Handle Your Reaction
You may be upset when you get the news from your boss, but it's best to control your emotions. Monitor what you say to avoid speaking extensively about your feelings toward the matter. If you were passed over for the position in favor of a coworker, repress your urge to feel jealous or angry - congratulate them on their accomplishment instead. Being professional and looking at the situation from your company's perspective will show your fellow employees that you can handle tough situations with ease. If you let your boss know that you're disappointed but would like to know what you can do to improve your situation, they'll think highly of you.
Analyze The Reasons
Once you've gotten over the initial shock or disappointment, it's time to evaluate why you weren't given the opportunity. First, think over the company's economic situation. If other people didn't qualify for promotions this year because of the organization's poor overall performance, there's not much you could have changed. See if you can pinpoint any other factors that could have affected their decision to deny you. Once you've examined your performance, it's time to ask your supervisors. Sit down and talk about the reasons why you didn't get the promotion. Ask how you can improve and what specifically made them doubt your qualifications.
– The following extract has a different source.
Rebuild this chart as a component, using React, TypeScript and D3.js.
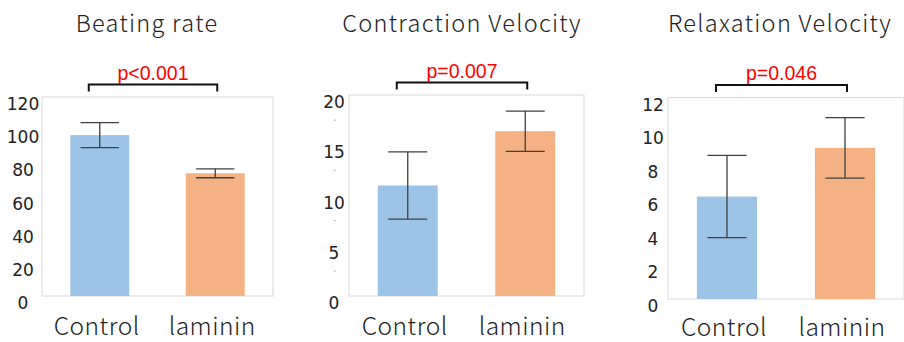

Once you've spoken with your boss, you'll likely have plenty of things to begin working on to improve your situation. Take into consideration what your boss said about your shortcomings and work on building up your qualifications. Consider taking a class or two in order to brush up on your industry knowledge, or help out your coworkers on projects you know they're struggling with. Sooner or later your superior will realize that you're capable of handling a higher position.